Around lunchtime today we all received an email flagged as ‘high importance’ that informed us there had been a shooting at Oxford Circus, and the gunmen were on the loose.

rumour160304Following such an email, we were asked to remain inside until the ‘all clear’ had been given, or the email had been proven as a hoax.

I immediately decided to investigate, Googling the shootings, checking BBC News and Sky News to see if this ‘breaking news’ had been broadcast. There was nothing.

Twitter however was a very different story. Every few seconds the same messages were retweeted "shooting in Oxford Circus" "gunmen on the loose, stay safe" etc. etc.  People everywhere had picked up on the story, and thanks to the retweet function, broadcast it for their own followers to see.

It’s easy to see how it got out of control- but where did it come from, and was it true? Well the simplest answer first- no, it wasn’t true. But who would make that up, and why?

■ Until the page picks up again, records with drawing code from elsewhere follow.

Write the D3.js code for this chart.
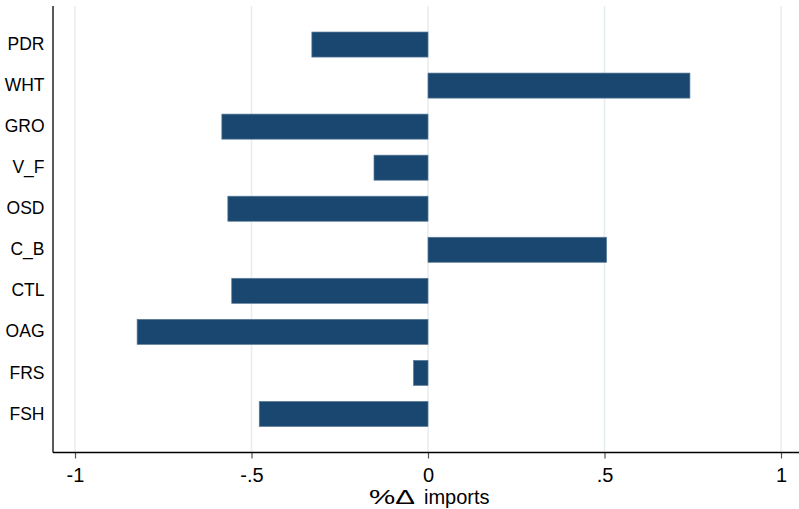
<!DOCTYPE html>
<html>
<head>
<meta charset="utf-8">
<script src="https://cdn.jsdelivr.net/npm/d3@7"></script>
<style>
  html, body { margin: 0; padding: 0; background: #fff; }
  svg { display: block; font-family: Arial, "Liberation Sans", Helvetica, sans-serif; }
</style>
</head>
<body>
<svg id="chart" width="799" height="509"></svg>
<script>
const categories = ["PDR", "WHT", "GRO", "V_F", "OSD", "C_B", "CTL", "OAG", "FRS", "FSH"];
const values = [-0.329, 0.742, -0.584, -0.153, -0.567, 0.506, -0.556, -0.824, -0.041, -0.478];
const tickValues = [-1, -0.5, 0, 0.5, 1];
const tickLabels = ["-1", "-.5", "0", ".5", "1"];
const xTitleSymbol = "%\u0394";
const xTitleWord = "imports";

const svg = d3.select("#chart");
const W = 799, H = 509;
const axisX = 53, axisY = 452.5, topY = 6;

const x = d3.scaleLinear().domain([-1, 1]).range([75, 781]);
const y = d3.scaleBand().domain(categories).range([topY, axisY])
  .paddingInner(0.39).paddingOuter(0.634);

// gridlines
svg.append("g").selectAll("line").data(tickValues).join("line")
  .attr("x1", d => x(d)).attr("x2", d => x(d))
  .attr("y1", topY).attr("y2", axisY)
  .attr("stroke", "#e6eef0").attr("stroke-width", 1.5);

// bars
svg.append("g").selectAll("rect").data(categories).join("rect")
  .attr("x", (d, i) => Math.min(x(0), x(values[i])))
  .attr("width", (d, i) => Math.abs(x(values[i]) - x(0)))
  .attr("y", d => y(d))
  .attr("height", y.bandwidth())
  .attr("fill", "#1a476f")
  .attr("stroke", "#5a7b99").attr("stroke-width", 0.7);

// x axis
const xAxis = d3.axisBottom(x).tickValues(tickValues)
  .tickFormat((d, i) => tickLabels[i]).tickSize(6).tickSizeOuter(0);
const gx = svg.append("g").attr("transform", `translate(0,${axisY})`).call(xAxis);
gx.select(".domain").remove();
gx.selectAll(".tick line").attr("stroke", "#555").attr("stroke-width", 1.2);
gx.selectAll(".tick text").attr("font-size", 20).attr("fill", "#000")
  .attr("dy", "0.71em").attr("y", 15)
  .attr("font-family", "Arial, 'Liberation Sans', sans-serif");

svg.append("line").attr("x1", axisX).attr("x2", W).attr("y1", axisY).attr("y2", axisY)
  .attr("stroke", "#000").attr("stroke-width", 1.3);

// y axis
const yAxis = d3.axisLeft(y).tickSize(0).tickPadding(8.5);
const gy = svg.append("g").attr("transform", `translate(${axisX},0)`).call(yAxis);
gy.select(".domain").remove();
gy.selectAll(".tick text").attr("font-size", 17.5).attr("fill", "#000")
  .attr("font-family", "Arial, 'Liberation Sans', sans-serif");
svg.append("line").attr("x1", axisX).attr("x2", axisX).attr("y1", topY).attr("y2", axisY)
  .attr("stroke", "#000").attr("stroke-width", 1.3);

// x title
const t = svg.append("text").attr("x", x(0) - 59).attr("y", 504.3)
  .attr("text-anchor", "start").attr("font-size", 20).attr("fill", "#000");
t.append("tspan").attr("textLength", 46).attr("lengthAdjust", "spacingAndGlyphs").text(xTitleSymbol);
t.append("tspan").attr("x", x(0) - 4).text(xTitleWord);
</script>
</body>
</html>
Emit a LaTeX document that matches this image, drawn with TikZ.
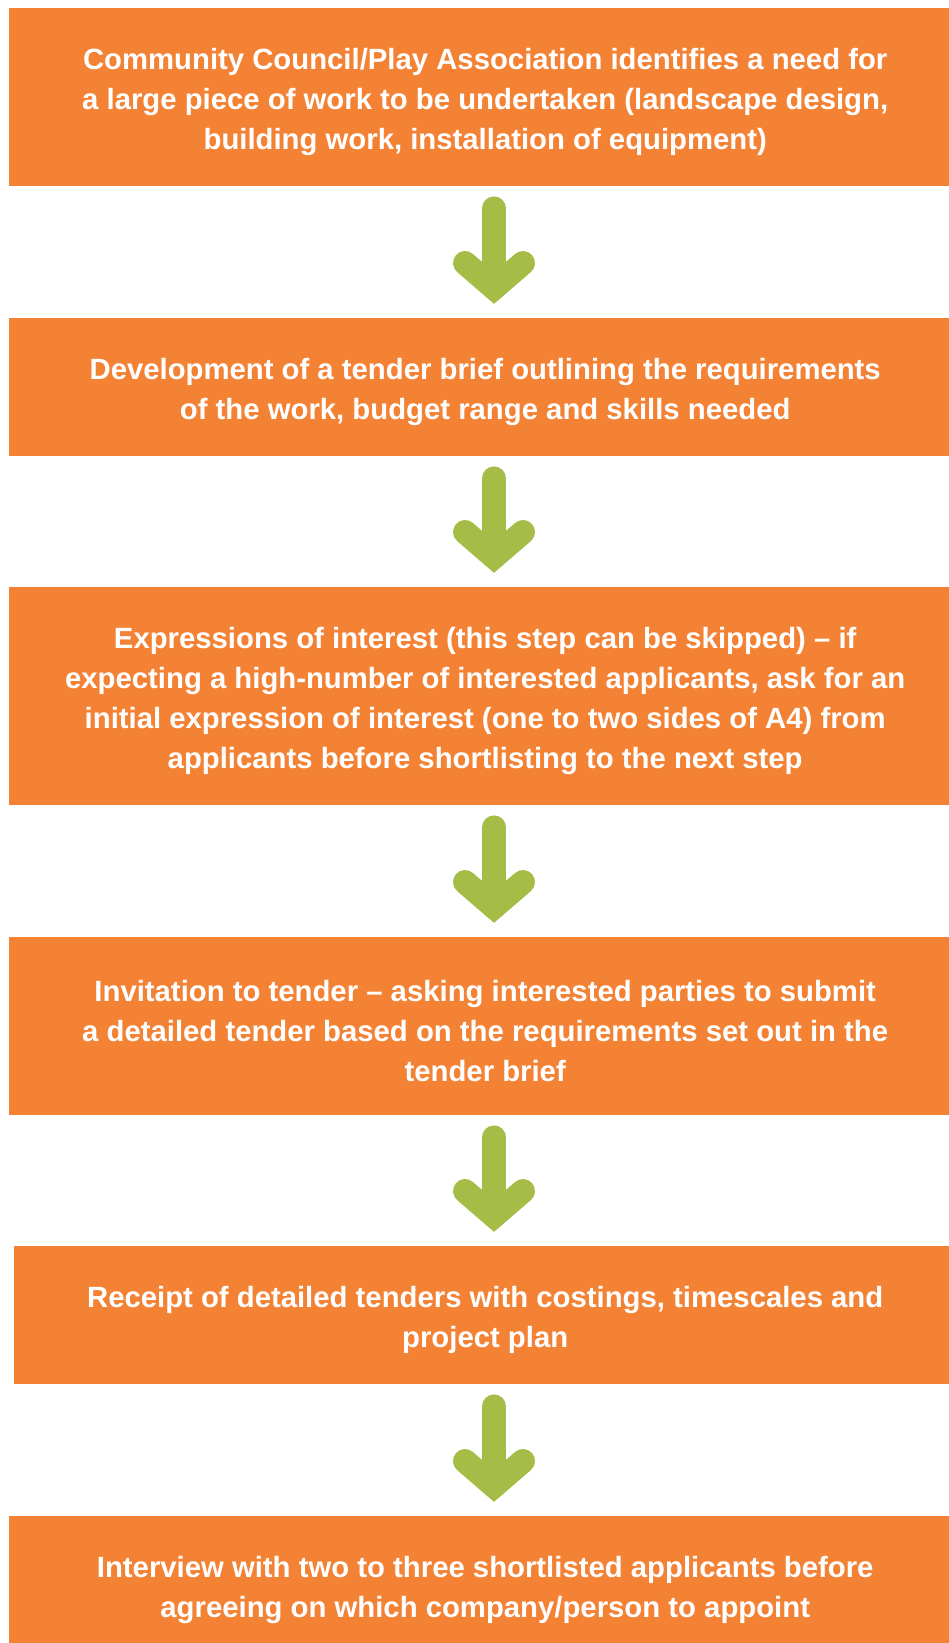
\documentclass[tikz,border=0pt]{standalone}
\usepackage{fontspec}
\setmainfont{Liberation Sans}
\usetikzlibrary{calc}
\definecolor{boxorange}{RGB}{244,130,53}
\definecolor{arrowgreen}{RGB}{165,189,71}
\begin{document}
\begin{tikzpicture}[x=1pt,y=-1pt,
  stepbox/.style={fill=boxorange, draw=none, inner sep=0pt, anchor=north west},
  steptext/.style={text=white, inner sep=0pt, font=\bfseries\fontsize{29.3}{40}\selectfont, align=center},
  greenarrow/.style={draw=arrowgreen, line width=24pt, line cap=round, line join=miter}]
\useasboundingbox (0,0) rectangle (948,1643);
\coordinate (ax) at (494,0);
\node[stepbox, minimum width=952pt, minimum height=178pt] (b1) at (9,8) {};
\node[stepbox, minimum width=952pt, minimum height=138pt] (b2) at (9,318) {};
\node[stepbox, minimum width=952pt, minimum height=218pt] (b3) at (9,587) {};
\node[stepbox, minimum width=952pt, minimum height=178pt] (b4) at (9,937) {};
\node[stepbox, minimum width=942pt, minimum height=138pt] (b5) at (14,1246) {};
\node[stepbox, minimum width=952pt, minimum height=138pt] (b6) at (9,1516) {};
\node[steptext] (t1) at ($(b1.center)+(0,4.5)$)
  {Community Council/Play Association identifies a need for\\
   a large piece of work to be undertaken (landscape design,\\
   building work, installation of equipment)};
\node[steptext] (t2) at ($(b2.center)+(0,4.5)$)
  {Development of a tender brief outlining the requirements\\
   of the work, budget range and skills needed};
\node[steptext] (t3) at ($(b3.center)+(0,4.5)$)
  {Expressions of interest (this step can be skipped) -- if\\
   expecting a high-number of interested applicants, ask for an\\
   initial expression of interest (one to two sides of A4) from\\
   applicants before shortlisting to the next step};
\node[steptext] (t4) at ($(b4.center)+(0,4.5)$)
  {Invitation to tender -- asking interested parties to submit\\
   a detailed tender based on the requirements set out in the\\
   tender brief};
\node[steptext] (t5) at ($(b5.center)+(0,4.5)$)
  {Receipt of detailed tenders with costings, timescales and\\
   project plan};
\node[steptext] (t6) at ($(b6.center)+(0,4.5)$)
  {Interview with two to three shortlisted applicants before\\
   agreeing on which company/person to appoint};
\foreach \a/\b in {b1/b2,b2/b3,b3/b4,b4/b5,b5/b6}{
  \draw[greenarrow] ($(\a.south -| ax)+(0,22)$) -- ($(\b.north -| ax)+(0,-30)$);
  \draw[greenarrow] ($(\b.north -| ax)+(-29,-55)$) -- ($(\b.north -| ax)+(0,-30)$) -- ($(\b.north -| ax)+(29,-55)$);
}
\end{tikzpicture}
\end{document}
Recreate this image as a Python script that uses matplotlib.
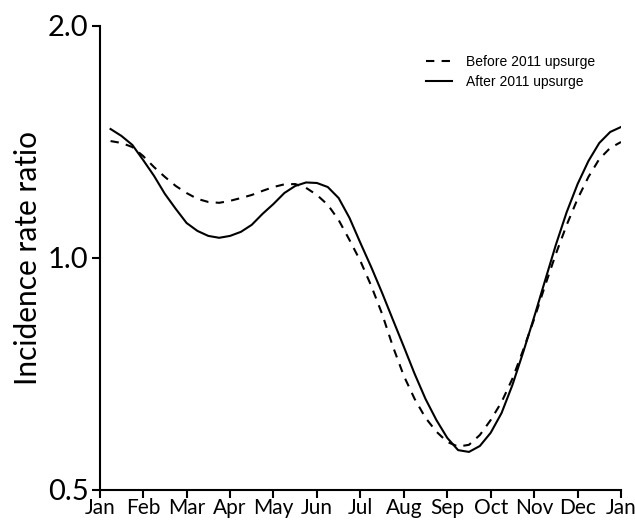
# ------------------------- Libraries -------------------------
import numpy as np
import matplotlib
matplotlib.use('Agg')
import matplotlib.pyplot as plt
from matplotlib.ticker import FixedLocator, NullLocator

# ------------------------- Data -------------------------
# position in months since Jan 1 (0 = Jan, 12 = next Jan), quarter-month steps
months_pos = list(np.arange(0.25, 12.01, 0.25))

before_upsurge = [1.418, 1.410, 1.393, 1.356, 1.312, 1.274, 1.240, 1.214,
                  1.193, 1.182, 1.179, 1.186, 1.196, 1.207, 1.222, 1.236,
                  1.246, 1.247, 1.233, 1.207, 1.172, 1.120, 1.055, 0.991,
                  0.920, 0.846, 0.767, 0.703, 0.656, 0.620, 0.595, 0.577,
                  0.569, 0.572, 0.589, 0.616, 0.650, 0.697, 0.760, 0.833,
                  0.920, 1.012, 1.104, 1.193, 1.274, 1.344, 1.389, 1.414]

after_upsurge = [1.470, 1.440, 1.402, 1.340, 1.278, 1.211, 1.158, 1.110,
                 1.084, 1.068, 1.062, 1.068, 1.081, 1.104, 1.141, 1.175,
                 1.214, 1.240, 1.253, 1.251, 1.236, 1.196, 1.127, 1.046,
                 0.973, 0.901, 0.831, 0.767, 0.707, 0.656, 0.616, 0.584,
                 0.563, 0.560, 0.570, 0.593, 0.629, 0.684, 0.755, 0.838,
                 0.934, 1.040, 1.147, 1.247, 1.336, 1.410, 1.457, 1.479]

month_labels = ['Jan', 'Feb', 'Mar', 'Apr', 'May', 'Jun', 'Jul',
                'Aug', 'Sep', 'Oct', 'Nov', 'Dec', 'Jan']
y_ticks = [0.5, 1.0, 2.0]
y_tick_labels = ['0.5', '1.0', '2.0']

# ------------------------- Plot -------------------------
plt.rcParams['font.family'] = ['Lato', 'DejaVu Sans']

fig = plt.figure(figsize=(6.35, 5.2), dpi=100)
ax = fig.add_axes([0.157, 0.058, 0.821, 0.892])

ax.plot(months_pos, before_upsurge, color='black', linewidth=1.5,
        linestyle=(0, (4, 3.5)), label='Before 2011 upsurge')
ax.plot(months_pos, after_upsurge, color='black', linewidth=1.5,
        linestyle='-', label='After 2011 upsurge')

ax.set_yscale('log', base=2)
ax.set_ylim(0.5, 2.0)
ax.set_xlim(0, 12)

ax.yaxis.set_major_locator(FixedLocator(y_ticks))
ax.yaxis.set_minor_locator(NullLocator())
ax.set_yticklabels(y_tick_labels, fontsize=21)

ax.set_xticks(np.arange(len(month_labels)))
ax.set_xticklabels(month_labels, fontsize=15)

ax.tick_params(axis='both', direction='out', length=6, width=1.5, color='black')
ax.tick_params(axis='x', pad=0)
ax.tick_params(axis='y', pad=2)

for side in ['top', 'right']:
    ax.spines[side].set_visible(False)
for side in ['left', 'bottom']:
    ax.spines[side].set_linewidth(1.5)
    ax.spines[side].set_color('black')

ax.set_ylabel('Incidence rate ratio', fontsize=21.5, labelpad=4)

leg = ax.legend(loc='upper left', bbox_to_anchor=(0.615, 0.95), borderaxespad=0,
                frameon=False, prop={'family': 'Liberation Sans', 'size': 10},
                handlelength=1.9, handletextpad=1.0, labelspacing=0.45)

fig.savefig('out.png', dpi=100)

The first ‘theory’ pinpointed the story to ASOS, or poor Candice Bailey to be exact. Her tweet, as seen below, was apparently misconstrued in a bizarre Chinese whispers style chain of events.

tweet

Now to me, this is quite obviously about some kind of filming for ASOS and Diet Coke- so did someone really see this and think ‘Oh my god, people are being shot in Oxford Circus, I must immediately send out a mass email to everyone in a 5 mile radius AND alert Twitter’?

Personally, I hope not. If it is true that this is the origin of the whole debate, I think perhaps a mischievous little ‘so and so’ may have altered the message and passed it on.

However, official reports tell a different story. The Evening Standard reported a policed training document had somehow been leaked and misinterpreted.

A Met spokesman said: "We can confirm that there has been no firearms incident in Oxford Street today. It would appear that some information about a routine police training exercise being held today has inadvertently got into the public domain.

"As part of that exercise, participants have been given a hypothetical written scenario which involved an armed incident on Oxford Street. We would like to reaffirm that this is a training exercise only."

Mass panic and concern hit the nation within minutes, if not seconds. Should this perhaps come as a warning for us all to rely less on social media and revert back to more traditional outlets for breaking news, or is this simply just a small blip in the system?